Police at the University of Washington in Seattle are looking into a campus break-in that reportedly resulted in a hard-drive being stolen that contained sensitive information involving a lawsuit against the CIA, The Seattle Times reported.

Authorities could not pinpoint when exactly the burglary occurred, but estimated that the crime occurred sometime between Thursday and Sunday. The paper reported that the burglary occurred in the office of Dr. Angelina Godoy in the school’s Center for Human Rights.

The stolen hard drive reportedly contained “about 90 percent of the information” in a freedom of information lawsuit that alleges that the CIA illegally withheld information about an El Salvador army officer during its 1980s civil war. Godoy said in a statement that the center has backups of the stolen data.

There was no sign of forced entry and it appeared that the office was carefully searched and not ransacked.
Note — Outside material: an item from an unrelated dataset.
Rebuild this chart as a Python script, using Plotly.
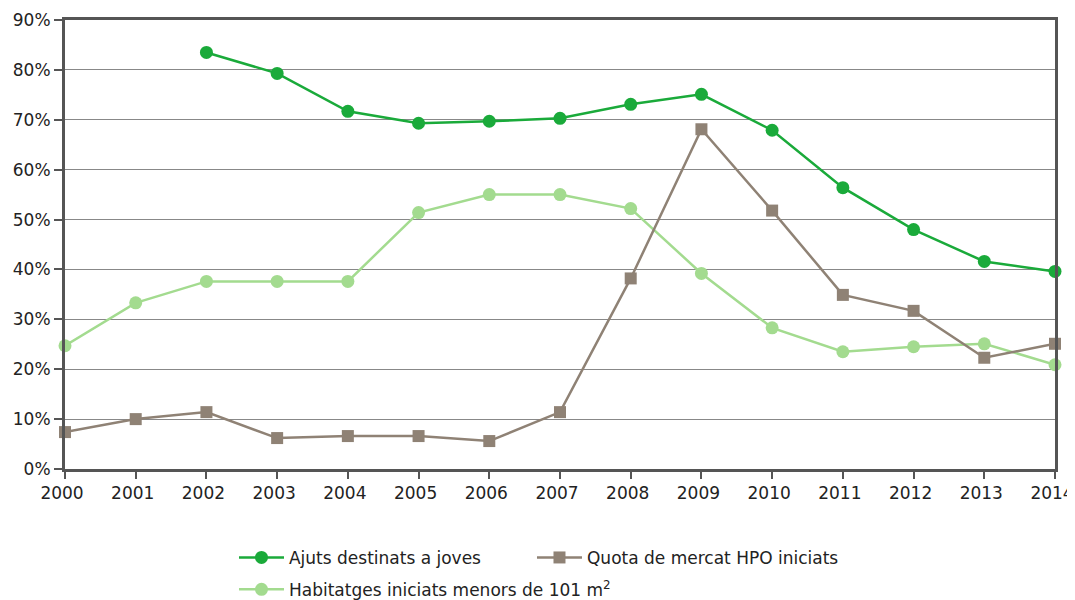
import plotly.graph_objects as go

years = list(range(2000, 2015))
ajuts = [None, None, 83.5, 79.3, 71.7, 69.3, 69.7, 70.3, 73.1, 75.1, 67.9, 56.4, 48.0, 41.6, 39.6]
quota = [7.4, 10.0, 11.4, 6.2, 6.6, 6.6, 5.6, 11.4, 38.2, 68.1, 51.8, 34.9, 31.7, 22.3, 25.1]
habitatges = [24.7, 33.3, 37.6, 37.6, 37.6, 51.4, 55.0, 55.0, 52.2, 39.2, 28.3, 23.5, 24.5, 25.1, 20.9]

names = ["Ajuts destinats a joves", "Quota de mercat HPO iniciats",
         "Habitatges iniciats menors de 101 m<sup>2</sup>"]
y_ticks = list(range(0, 91, 10))

c_dark = "#1aaa3a"
c_light = "#a3db8f"
c_brown = "#8f8275"

fig = go.Figure()
fig.add_trace(go.Scatter(x=years, y=habitatges, name=names[2], mode="lines+markers",
                         line=dict(color=c_light, width=2.5),
                         marker=dict(symbol="circle", size=13, color=c_light),
                         cliponaxis=False, legend="legend2"))
fig.add_trace(go.Scatter(x=years, y=quota, name=names[1], mode="lines+markers",
                         line=dict(color=c_brown, width=2.5),
                         marker=dict(symbol="square", size=12, color=c_brown),
                         cliponaxis=False, legend="legend3"))
fig.add_trace(go.Scatter(x=years, y=ajuts, name=names[0], mode="lines+markers",
                         line=dict(color=c_dark, width=2.5),
                         marker=dict(symbol="circle", size=13, color=c_dark),
                         cliponaxis=False, legend="legend"))

leg_common = dict(orientation="h", xanchor="left", yanchor="middle",
                  font=dict(size=17), itemwidth=45, bgcolor="rgba(0,0,0,0)")

fig.update_layout(
    width=1067, height=592,
    margin=dict(l=57, r=20, t=12, b=131, autoexpand=False),
    paper_bgcolor="white", plot_bgcolor="white",
    font=dict(family="DejaVu Sans, Arial, sans-serif", color="#222", size=17),
    xaxis=dict(range=[2000, 2014], tickmode="array", tickvals=years,
               ticks="outside", ticklen=7, tickwidth=2, tickcolor="#555",
               showline=True, linecolor="#555", linewidth=3, mirror=True,
               showgrid=False, zeroline=False, tickfont=dict(size=17),
               ticklabelshift=-3,
               automargin=False, ticklabeloverflow="allow"),
    yaxis=dict(range=[0, 90], tickmode="array", tickvals=y_ticks,
               ticktext=[f"{v}%" for v in y_ticks],
               ticks="outside", ticklen=8, tickwidth=2, tickcolor="#555",
               showline=True, linecolor="#555", linewidth=3, mirror=True,
               showgrid=True, gridcolor="#888", gridwidth=1, zeroline=False,
               tickfont=dict(size=17), automargin=False, ticklabeloverflow="allow"),
    legend=dict(x=0.1707, y=-0.198, **leg_common),
    legend3=dict(x=0.4717, y=-0.198, **leg_common),
    legend2=dict(x=0.1707, y=-0.269, **leg_common),
    showlegend=True,
)

fig.write_html("out.html")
To possibly add a new element to the break-in, it occurred sometime around the time that CIA Director John Brennan spoke at the school’s law school.  Godoy said it could be a "common crime" and the school’s vice president played down Brennan's visit.

The lawsuit alleges the CIA has withheld documents regarding retired Salvadoran Army Col. Sigifredo Ochoa Perez, who is under criminal investigation in his own country for alleged involvement in the killings of civilians during the civil war in the 1980s.

It also challenges the CIA's denial of records relating to UCLA professor Philippe Bourgois, who survived a massacre in Santa Cruz, El Salvador.

The lawsuit alleges there is ample evidence that Ochoa Perez led the troops who opened fire on unarmed civilians at Santa Cruz on Nov. 14, 1981, and again in the town of El Calabozo in August 1981.

"What worries us most is not what we have lost, but what someone else may have gained," the center wrote in a news release obtained by the paper. "The files include sensitive details of personal testimonies and pending investigations.

The UW Center for Human Rights claims that numerous CIA records discussing the colonel are publicly available in the Library of Congress.

However, the CIA — in response to a FOIA request by third-year law student Mina Manuchehri filed in 2013 — has said it will neither confirm nor deny the existence of records regarding Ochoa Perez's service as a military commander during the alleged massacres.

"The CIA has wrongfully withheld the records," the lawsuit alleges. "There is a substantial strong public interest in the disclosure of the documents requested."